Dr. Darren Bryan, thoracic surgeon at the University of Chicago, spoke with us and said the procedure is much different from the more aggressive mesothelioma surgeries patients may know about. “The goal of traditional mesothelioma surgery is the removal of all tumor that can be seen or felt. The goal of a limited pleurectomy and decortication operation is symptom control through removal of the pleura on the chest wall, and getting the lung to re-expand,” Dr. Bryan explained.

The operation has two parts. Surgeons remove affected pleura from the chest wall, which may help the lung stick back to the rib cage and reduce future fluid buildup. They also remove pleura from the lung in areas where tumor is compressing it, helping the lung re-expand.
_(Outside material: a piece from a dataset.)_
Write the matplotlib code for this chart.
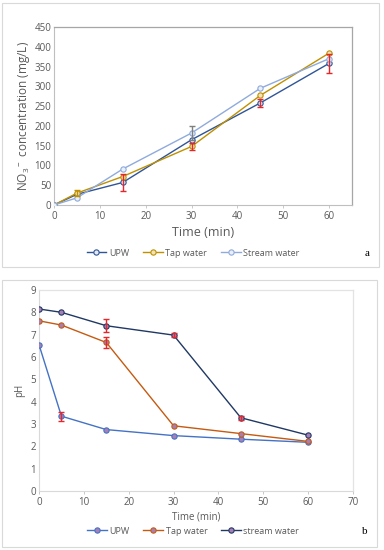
import matplotlib
matplotlib.use('Agg')
from matplotlib import pyplot as plt
from matplotlib.patches import Rectangle

plt.rcParams['font.family'] = ['Open Sans', 'DejaVu Sans']
plt.rcParams['mathtext.default'] = 'regular'

# panel a: nitrate
time_a = [0, 5, 15, 30, 45, 60]
upw_a = [0, 27, 57, 165, 258, 358]
upw_a_err = [0, 0, 22, 0, 11, 25]
tap_a = [0, 30, 72, 148, 277, 384]
tap_a_err = [0, 8, 0, 9, 0, 0]
stream_a = [0, 18, 91, 182, 295, 370]
stream_a_err = [0, 0, 0, 17, 0, 0]

# panel b: pH
time_b = [0, 5, 15, 30, 45, 60]
upw_b = [6.55, 3.35, 2.75, 2.48, 2.32, 2.18]
upw_b_err = [0, 0.2, 0, 0, 0, 0]
tap_b = [7.62, 7.43, 6.65, 2.92, 2.57, 2.22]
tap_b_err = [0, 0, 0.25, 0, 0, 0]
stream_b = [8.15, 8.0, 7.4, 6.98, 3.28, 2.5]
stream_b_err = [0, 0, 0.3, 0.08, 0.08, 0]

W, H = 384, 550
fig = plt.figure(figsize=(W / 100, H / 100), dpi=100)
fig.patch.set_facecolor('white')

def px_axes(left, top, right, bottom):
    return fig.add_axes([left / W, 1 - bottom / H, (right - left) / W, (bottom - top) / H])

# outer frames of the two panels
for (l, t, r, b) in [(2, 3, 379, 267), (2, 280, 377, 547)]:
    fig.add_artist(Rectangle((l / W, 1 - b / H), (r - l) / W, (b - t) / H,
                             transform=fig.transFigure, fill=False,
                             edgecolor='#d9d9d9', linewidth=0.8))

tick_col = '#595959'

def style_axes(ax, spine_col, frame_col):
    for side in ['left', 'bottom']:
        ax.spines[side].set_color(spine_col)
        ax.spines[side].set_linewidth(0.8)
    for side in ['top', 'right']:
        ax.spines[side].set_color(frame_col)
        ax.spines[side].set_linewidth(0.9)
    ax.tick_params(axis='both', labelsize=7, colors=tick_col, length=2.5,
                   width=0.6, direction='out', pad=2)
    ax.tick_params(axis='x', color='#bfbfbf')
    ax.tick_params(axis='y', length=0)

def draw(ax, x, y, err, color, err_cols, label, face):
    ax.plot(x, y, color=color, lw=1.0, marker='o', ms=3.8,
            markerfacecolor=face, markeredgecolor=color, mew=0.8,
            label=label, zorder=3)
    for xi, yi, ei, ec in zip(x, y, err, err_cols):
        if ei > 0:
            ax.errorbar(xi, yi, yerr=ei, fmt='none', ecolor=ec,
                        elinewidth=1.0, capsize=2.0, capthick=1.0, zorder=4)

# ---- panel a
ax1 = px_axes(54, 27, 352, 205)
red = '#e8262a'
draw(ax1, time_a, upw_a, upw_a_err, '#2f5597', [red] * 6, 'UPW', '#e3e8f2')
draw(ax1, time_a, tap_a, tap_a_err, '#bf9000',
     ['#bf9000', '#bf9000', red, red, red, red], 'Tap water', '#f0e3bb')
draw(ax1, time_a, stream_a, stream_a_err, '#8faadc', ['#7f7f7f'] * 6,
     'Stream water', '#eaf0f9')
ax1.set_xlim(0, 65)
ax1.set_ylim(0, 450)
ax1.set_xticks(range(0, 61, 10))
ax1.set_yticks(range(0, 451, 50))
style_axes(ax1, '#bfbfbf', '#a6a6a6')
ax1.set_xlabel('Time (min)', fontsize=9, color=tick_col, labelpad=3)
ax1.set_ylabel(r'NO$_3$$^-$ concentration (mg/L)', fontsize=8.5,
               color=tick_col, labelpad=2)
ax1.legend(loc='center', bbox_to_anchor=(193 / W, 1 - 253 / H),
           bbox_transform=fig.transFigure, ncol=3, frameon=False,
           fontsize=6.5, handlelength=2.2, handletextpad=0.3, columnspacing=1.5,
           labelcolor=tick_col)
fig.text(367 / W, 1 - 253 / H, 'a', fontsize=8, family='Liberation Serif',
         ha='center', va='center')

# ---- panel b
ax2 = px_axes(39, 290, 353, 491)
purple = '#a77fb5'
draw(ax2, time_b, upw_b, upw_b_err, '#4472c4', [red] * 6, 'UPW', purple)
draw(ax2, time_b, tap_b, tap_b_err, '#c55a11', [red] * 6, 'Tap water', purple)
draw(ax2, time_b, stream_b, stream_b_err, '#203864', [red] * 6,
     'stream water', purple)
ax2.set_xlim(0, 70)
ax2.set_ylim(0, 9)
ax2.set_xticks(range(0, 71, 10))
ax2.set_yticks(range(0, 10))
style_axes(ax2, '#d9d9d9', '#e3e3e3')
ax2.set_xlabel('Time (min)', fontsize=7, color=tick_col, labelpad=2)
ax2.set_ylabel('pH', fontsize=7, color=tick_col, labelpad=4)
ax2.legend(loc='center', bbox_to_anchor=(193 / W, 1 - 531 / H),
           bbox_transform=fig.transFigure, ncol=3, frameon=False,
           fontsize=6.5, handlelength=2.2, handletextpad=0.3, columnspacing=1.5,
           labelcolor=tick_col)
fig.text(365 / W, 1 - 531 / H, 'b', fontsize=8, family='Liberation Serif',
         ha='center', va='center')

fig.savefig('out.png', dpi=100)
The mediastinum, pericardium and diaphragm are left untouched in this trial. That makes it different from standard or extended P/D, which are usually offered only when surgeons believe all visible disease can be removed.

Why This Approach Matters

During our conversation, Dr. Bryan shared that he and his team noticed something unexpected: some patients whose tumors weren’t fully removed during surgery still reported fewer mesothelioma symptoms afterward, including less chest pain and shortness of breath. That pattern made them wonder whether intentional partial removal could help patients feel better without trying to eliminate the tumors entirely.

“We began to ask, ‘Could we potentially use surgery to help people live comfortably for a longer time?’” he told us. “That is what this trial is attempting to answer.”

That question is especially important for patients with unresectable pleural mesothelioma, who today are generally treated with systemic therapy alone. Dr. Bryan said his team wanted to study whether a limited surgery could work with chemo, immunotherapy or other systemic treatments rather than replace them.

“The hoped-for model is that surgery improves symptoms and local ‘pleural mechanics’ enough to help patients continue with systemic therapy in better condition,” he said.

Who May Be a Good Fit

The best candidates for this trial are patients with epithelioid pleural mesothelioma, according to Dr. Bryant. Their disease must not have spread beyond the chest, but must still be ineligible for full resection because of the amount or location of disease.

That criteria may include patients with significant diaphragm or mediastinal involvement, where surgeons are unlikely to achieve a complete resection. He added that the study may be especially appealing to patients who are focused on improving their quality of life.

Patients with the biphasic or sarcomatoid subtypes of mesothelioma aren’t eligible. Neither are patients whose cancer has spread beyond the chest.

What Patients Should Know

The study’s main goal is to see whether partial pleurectomy can help control symptoms and preserve quality of life. Dr. Bryan says researchers will also track complications, length of hospital stay, how soon patients can resume systemic therapy, and survival.

He emphasized this is still a major surgery, even if it’s smaller in scope than traditional mesothelioma operations. For unresectable patients, joining the clinical trial means undergoing an operation they otherwise wouldn’t have had. For borderline resectable patients, it means not attempting a full resection.

“The most important point is that this is a palliative-intent, symptom-focused surgical study for a very specific group of patients,” Bryan said. “This is not an attempt at curative surgery.”

He added, “Now more than ever, patients and providers are rightfully focused on quality of life.” Dr. Bryan believes this is the right time to test the approach because palliative care and quality of life have become a bigger focus in cancer care, while mesothelioma surgery has become safer and better tolerated.

If the study shows a meaningful quality-of-life benefit, Dr. Bryan told us it could lead to a larger randomized trial. This could potentially open surgical options to mesothelioma patients who previously weren’t considered candidates.

Patients interested in the study will undergo mesothelioma biopsy confirmation, imaging, pulmonary function testing, lab work and multidisciplinary review. The hospital must also accept the patient’s insurance, and the surgery would be billed through standard care.